Rarely think they will be caught.
Narcissistic
Grandiose
Attribute blame to others.
Sexually promiscous.
Little emotional attachment to sexual partners.
tend to have jobs with power / authority.

The fact remains they are very difficult to detect. And the dx is confused by other underlying conditions. There is unfortunately little literature that is of a subjective nature in this area that is readily available.


micgrace, how would a psychopath react when he finds out he's found out? (worried)

they would act innocent and deny everything...if they couldn`t convince you that way ,they would try to convince you with force and anger...anything to turn it around to you or others

micgrace Wrote:
That I'm trying to skirt around. Anything could happen (and does unfortunately). The best suggestion is to move house fast (just take what you need, cut accounts anything) and provide no contact information (or contact the physcopath) and that includes to relatives  no matter how tempting (of course you can phone them). And immediately report to the police the person concerned without delay. And actively oppose bail. And provide a victim statement since you are the victim.

Very, very dangerous situation. Take care.

Jedimom  I am hoping you wil take anything I have said with a grain of salt ,so to speak, I have been in trouble with a psycho/sociopath before and can only speak about how things went for me.
  Your situation may or maynot be as dire. So realise everything i said came from the paranoia I went through .
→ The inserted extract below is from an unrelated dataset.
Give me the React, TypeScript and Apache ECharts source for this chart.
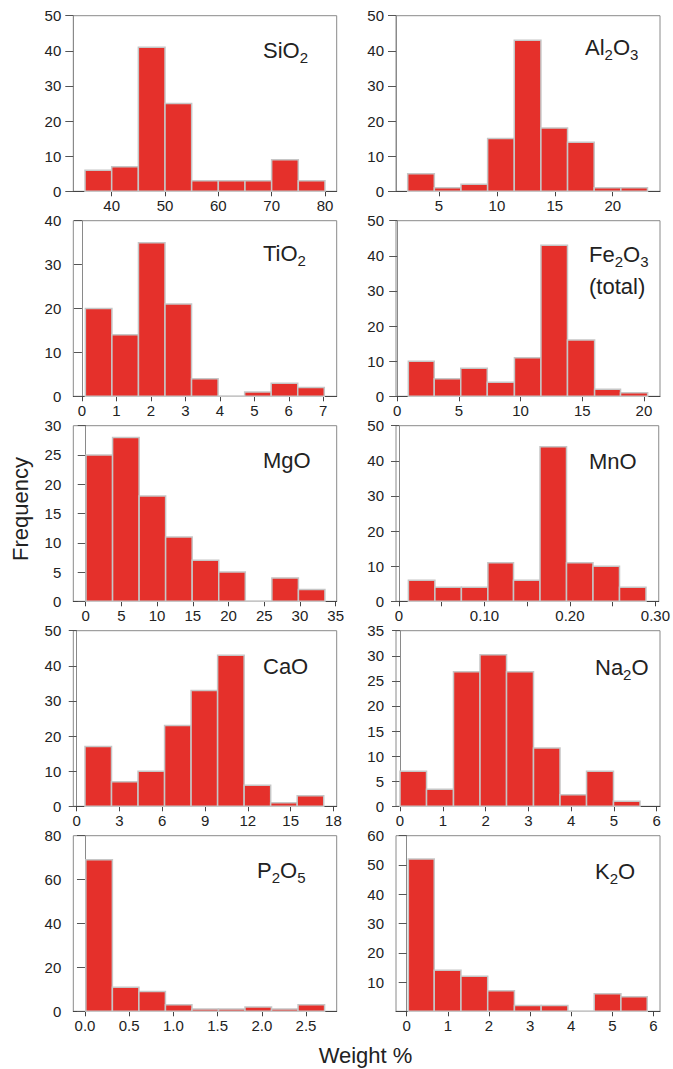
import React, { useEffect, useRef } from 'react';
import * as echarts from 'echarts';

// ---- data (bin edges, counts per bin) ----
const sio2Edges = [35, 40, 45, 50, 55, 60, 65, 70, 75, 80];
const sio2Counts = [6, 7, 41, 25, 3, 3, 3, 9, 3];
const sio2Ticks = [40, 50, 60, 70, 80];

const al2o3Edges = [2.3, 4.6, 6.9, 9.2, 11.5, 13.8, 16.1, 18.4, 20.7, 23.0];
const al2o3Counts = [5, 1, 2, 15, 43, 18, 14, 1, 1];
const al2o3Ticks = [5, 10, 15, 20];

const tio2Edges = [0.1, 0.87, 1.64, 2.41, 3.18, 3.95, 4.72, 5.49, 6.26, 7.03];
const tio2Counts = [20, 14, 35, 21, 4, 0, 1, 3, 2];
const tio2Ticks = [0, 1, 2, 3, 4, 5, 6, 7];

const fe2o3Edges = [0.9, 3.0, 5.15, 7.3, 9.5, 11.65, 13.8, 16.0, 18.1, 20.3];
const fe2o3Counts = [10, 5, 8, 4, 11, 43, 16, 2, 1];
const fe2o3Ticks = [0, 5, 10, 15, 20];

const mgoEdges = [0.04, 3.76, 7.48, 11.19, 14.91, 18.63, 22.35, 26.07, 29.79, 33.5];
const mgoCounts = [25, 28, 18, 11, 7, 5, 0, 4, 2];
const mgoTicks = [0, 5, 10, 15, 20, 25, 30, 35];

const mnoEdges = [0.011, 0.042, 0.073, 0.104, 0.134, 0.165, 0.196, 0.227, 0.258, 0.289];
const mnoCounts = [6, 4, 4, 11, 6, 44, 11, 10, 4];
const mnoTicks = [0, 0.05, 0.1, 0.15, 0.2, 0.25, 0.3];
const mnoLabels = [0, 0.1, 0.2, 0.3];

const caoEdges = [0.58, 2.44, 4.3, 6.16, 8.02, 9.88, 11.74, 13.6, 15.46, 17.32];
const caoCounts = [17, 7, 10, 23, 33, 43, 6, 1, 3];
const caoTicks = [0, 3, 6, 9, 12, 15, 18];

const na2oEdges = [0, 0.62, 1.25, 1.87, 2.49, 3.12, 3.74, 4.36, 4.99, 5.61];
const na2oCounts = [7, 3.4, 26.8, 30.2, 26.8, 11.6, 2.3, 7, 1];
const na2oTicks = [0, 1, 2, 3, 4, 5, 6];

const p2o5Edges = [0.01, 0.31, 0.61, 0.91, 1.21, 1.51, 1.81, 2.11, 2.41, 2.71];
const p2o5Counts = [69, 11, 9, 3, 1, 1, 2, 1, 3];
const p2o5Ticks = [0, 0.5, 1, 1.5, 2, 2.5];

const k2oEdges = [0.04, 0.67, 1.32, 1.97, 2.62, 3.27, 3.92, 4.56, 5.21, 5.85];
const k2oCounts = [52, 14, 12, 7, 2, 2, 0, 6, 5];
const k2oTicks = [0, 1, 2, 3, 4, 5, 6];

const yLabelTitle = 'Frequency';
const xLabelTitle = 'Weight %';

// ---- panel layout ----
type Panel = {
  label: string;
  edges: number[];
  counts: number[];
  ticks: number[];
  labels?: number[];
  fmt?: (v: number) => string;
  xMin: number;
  xMax: number;
  yMax: number;
  yInterval: number;
  hideZero?: boolean;
  col: number;
  row: number;
  labelLeft: number;
  labelTop: number;
};

const panels: Panel[] = [
  { label: '{a|SiO}{s|2}', edges: sio2Edges, counts: sio2Counts, ticks: sio2Ticks, xMin: 32.8, xMax: 82.2, yMax: 50, yInterval: 10, col: 0, row: 0, labelLeft: 263, labelTop: 39 },
  { label: '{a|Al}{s|2}{a|O}{s|3}', edges: al2o3Edges, counts: al2o3Counts, ticks: al2o3Ticks, xMin: 1.29, xMax: 24.08, yMax: 50, yInterval: 10, col: 1, row: 0, labelLeft: 585, labelTop: 36 },
  { label: '{a|TiO}{s|2}', edges: tio2Edges, counts: tio2Counts, ticks: tio2Ticks, xMin: -0.25, xMax: 7.39, yMax: 40, yInterval: 10, col: 0, row: 1, labelLeft: 263, labelTop: 242 },
  { label: '{a|Fe}{s|2}{a|O}{s|3}\n{b|(total)}', edges: fe2o3Edges, counts: fe2o3Counts, ticks: fe2o3Ticks, xMin: -0.1, xMax: 21.3, yMax: 50, yInterval: 10, col: 1, row: 1, labelLeft: 589, labelTop: 243 },
  { label: '{a|MgO}', edges: mgoEdges, counts: mgoCounts, ticks: mgoTicks, xMin: -1.74, xMax: 35.15, yMax: 30, yInterval: 5, col: 0, row: 2, labelLeft: 263, labelTop: 449 },
  { label: '{a|MnO}', edges: mnoEdges, counts: mnoCounts, ticks: mnoTicks, labels: mnoLabels, fmt: (v) => (v === 0 ? '0' : v.toFixed(2)), xMin: -0.0035, xMax: 0.3039, yMax: 50, yInterval: 10, col: 1, row: 2, labelLeft: 589, labelTop: 450 },
  { label: '{a|CaO}', edges: caoEdges, counts: caoCounts, ticks: caoTicks, xMin: -0.24, xMax: 18.23, yMax: 50, yInterval: 10, col: 0, row: 3, labelLeft: 263, labelTop: 655 },
  { label: '{a|Na}{s|2}{a|O}', edges: na2oEdges, counts: na2oCounts, ticks: na2oTicks, xMin: -0.094, xMax: 6.077, yMax: 35, yInterval: 5, col: 1, row: 3, labelLeft: 595, labelTop: 656 },
  { label: '{a|P}{s|2}{a|O}{s|5}', edges: p2o5Edges, counts: p2o5Counts, ticks: p2o5Ticks, fmt: (v) => v.toFixed(1), xMin: -0.132, xMax: 2.847, yMax: 80, yInterval: 20, col: 0, row: 4, labelLeft: 257, labelTop: 859 },
  { label: '{a|K}{s|2}{a|O}', edges: k2oEdges, counts: k2oCounts, ticks: k2oTicks, xMin: -0.26, xMax: 6.16, yMax: 60, yInterval: 10, hideZero: true, col: 1, row: 4, labelLeft: 595, labelTop: 860 },
];

const FONT = '"Liberation Sans", Arial, Helvetica, sans-serif';
const TXT = '#222';

export default function App() {
  const ref = useRef<HTMLDivElement>(null);
  useEffect(() => {
    document.body.style.margin = '0';
    if (!ref.current) return;
    const chart = echarts.init(ref.current, undefined, { renderer: 'svg' });

    const grids: any[] = [];
    const xAxes: any[] = [];
    const yAxes: any[] = [];
    const series: any[] = [];
    const titles: any[] = [];

    panels.forEach((p, i) => {
      const left = p.col === 0 ? 73.3 : 396;
      const width = p.col === 0 ? 263.4 : 264;
      const top = 15.7 + 205 * p.row;
      grids.push({ left, top, width, height: 175.6, show: true, borderColor: '#8a8a8a', borderWidth: 1, backgroundColor: 'transparent', containLabel: false });
      xAxes.push({
        type: 'value', gridIndex: i, min: p.xMin, max: p.xMax,
        splitLine: { show: false },
        axisLine: { show: true, onZero: false, lineStyle: { color: '#444', width: 1 } },
        axisTick: { show: true, inside: false, length: 5, customValues: p.ticks, lineStyle: { color: '#444' } },
        axisLabel: { show: true, margin: 7, customValues: p.labels || p.ticks, color: TXT, fontSize: 15, fontFamily: FONT, formatter: p.fmt ? (v: number) => p.fmt!(v) : (v: number) => String(v) },
      });
      yAxes.push({
        type: 'value', gridIndex: i, min: 0, max: p.yMax, interval: p.yInterval,
        splitLine: { show: false },
        axisLine: { show: true, lineStyle: { color: '#8a8a8a', width: 1 } },
        axisTick: { show: true, inside: false, length: 8, lineStyle: { color: '#555' } },
        axisLabel: { show: true, margin: 12, color: TXT, fontSize: 15, fontFamily: FONT, showMinLabel: !p.hideZero },
      });
      series.push({
        type: 'custom', xAxisIndex: i, yAxisIndex: i,
        encode: { x: [0, 1], y: 2 },
        data: p.counts.map((c, k) => [p.edges[k], p.edges[k + 1], c]),
        renderItem: (params: any, api: any) => {
          const a = api.coord([api.value(0), 0]);
          const b = api.coord([api.value(1), api.value(2)]);
          return {
            type: 'rect',
            shape: { x: a[0], y: b[1], width: b[0] - a[0], height: a[1] - b[1] },
            style: { fill: '#e5302b', stroke: '#c6c6c6', lineWidth: 1.5 },
          };
        },
      });
      titles.push({
        text: p.label, left: p.labelLeft, top: p.labelTop, padding: 0,
        textStyle: {
          fontWeight: 'normal',
          rich: {
            a: { fontSize: 22, lineHeight: 26, verticalAlign: 'top', color: TXT, fontFamily: FONT, fontWeight: 'normal' },
            s: { fontSize: 15, lineHeight: 15, verticalAlign: 'bottom', color: TXT, fontFamily: FONT, fontWeight: 'normal' },
            b: { fontSize: 22, lineHeight: 28, verticalAlign: 'bottom', color: TXT, fontFamily: FONT, fontWeight: 'normal' },
          },
        },
      });
    });

    chart.setOption({
      animation: false,
      backgroundColor: '#fff',
      title: titles,
      grid: grids,
      xAxis: xAxes,
      yAxis: yAxes,
      series,
      graphic: [
        { type: 'text', x: 20, y: 509, rotation: Math.PI / 2, style: { text: yLabelTitle, fontSize: 22, fontFamily: FONT, fill: TXT, align: 'center', verticalAlign: 'middle' } },
        { type: 'text', x: 365.5, y: 1055, style: { text: xLabelTitle, fontSize: 22, fontFamily: FONT, fill: TXT, align: 'center', verticalAlign: 'middle' } },
      ],
    });
    return () => chart.dispose();
  }, []);
  return <div ref={ref} style={{ width: 673, height: 1069 }} />;
}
Are sociopaths born that way or do they become that way?
I found out that  my family considered me to be sociopathic...an uncle one day said that the family was so relieved that I did not turn out to be a serial killer like others of my kind.
  Needless to say I was shocked by what he said .But at that moment I realized why my family avoided me and would not let their children be around me. Not that I was in to being around them anyway .
  Their opinion of me and some other happenings in my life was what caused me to seek professional help. My Dx.as an Aspie was an eyeopener and a relief . I knew I wasnt a psycho/sociopath and now I knew why. As has been already stated in this thread there are a hell of alot of similarities.
  By the way other than letting my brother know I have never told anyone else in the family about my Dx. I didnt want to give them the satisfaction of knowing that I was different ,and that they were right.but they just had the wrong disorder.